A modern reader is naturally shocked and surprised at the manner in which members of the same Government in Walpole's day intrigued against one another, and strove to thwart each other's policy. No actual defence is to be made for such a practice; but it is only fair to observe that up to Walpole's own entrance into office, and after it, the habit of English sovereigns had been to make up an administration by taking members of different and even of opposing parties and bringing them together, in the hope of securing thereby the co-operation of all parties. Under these circumstances it was natural, it was only to be expected, that the minister who was pledged to one policy would endeavor by all means in his power to counteract the designs of the minister whom he knew to be pledged to a very different kind of policy. Nor, indeed, is the practice of intrigue and counter-intrigue among members of the same cabinet actually unknown in our own days, when there is not the same excuse to be pleaded for it that might have been urged in the time of Walpole. In the case of the Duke of Roxburgh, however, the attempt to counteract the policy of Walpole was made in somewhat bolder and less subtle fashion than was common even in those days, and Walpole was well justified in the course he took. For once his high-handed way of dealing with men was vindicated {252} by its principle and by the unqualified advantage it brought to the interests of the State and to those of the minister as well.

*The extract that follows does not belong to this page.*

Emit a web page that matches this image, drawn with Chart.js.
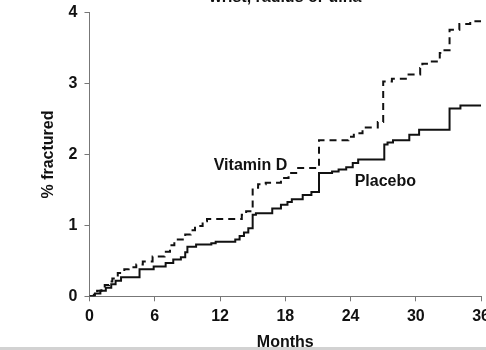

[Sidenote: 1725—Dictatorship overdone]

The student of history derives one satisfaction from the frequent visits of King George to Hanover. The correspondence between Walpole and Townshend which was made necessary by those visits gives us many an interesting glimpse into political affairs in their reality, in their undress, in their secret movement, which no ordinary State papers or diplomatic despatches could be trusted to give. The Secretary of State often communicates to the representative of his country at some foreign court only just that view of a political situation which he wishes to put under the eyes of the foreign sovereign and foreign statesmen. But Walpole writes to Townshend exactly what he himself believes, and what it is important both to Townshend and to him that Townshend shall fully know. "I think," Walpole says to Townshend, in one of his letters, "we have once more got Ireland and Scotland quiet, if we take care to keep them so." Exactly; if only care be taken to keep them so. The same chance had often been given to English statesmen before; Ireland and Scotland quiet, and might have continued in quietness if care had only been taken to keep them so.

The King was much pleased with Walpole's success. He made him one of the thirty-eight Knights of the Bath. The Order of the Bath had gone out of use, out of existence in fact, since the coronation of Charles the Second; George the First revived it in 1725, and bestowed its honors on Walpole. It seems an odd sort of reward for the shrewd, practical, and somewhat coarse-fibred squire-statesman. The close connection between man and the child, civilized man and the savage, is never more clearly illustrated than in the joy and pride which the wisest statesman feels in the wearing of a ribbon or a star. In the next year the King made Walpole a Knight of the Garter; after this honor all other mark of dignity {253} would be but an anti-climax. From the time of his introduction to the Order of the Bath, the great minister ceased to be plain Mr. Walpole, and became Sir Robert Walpole.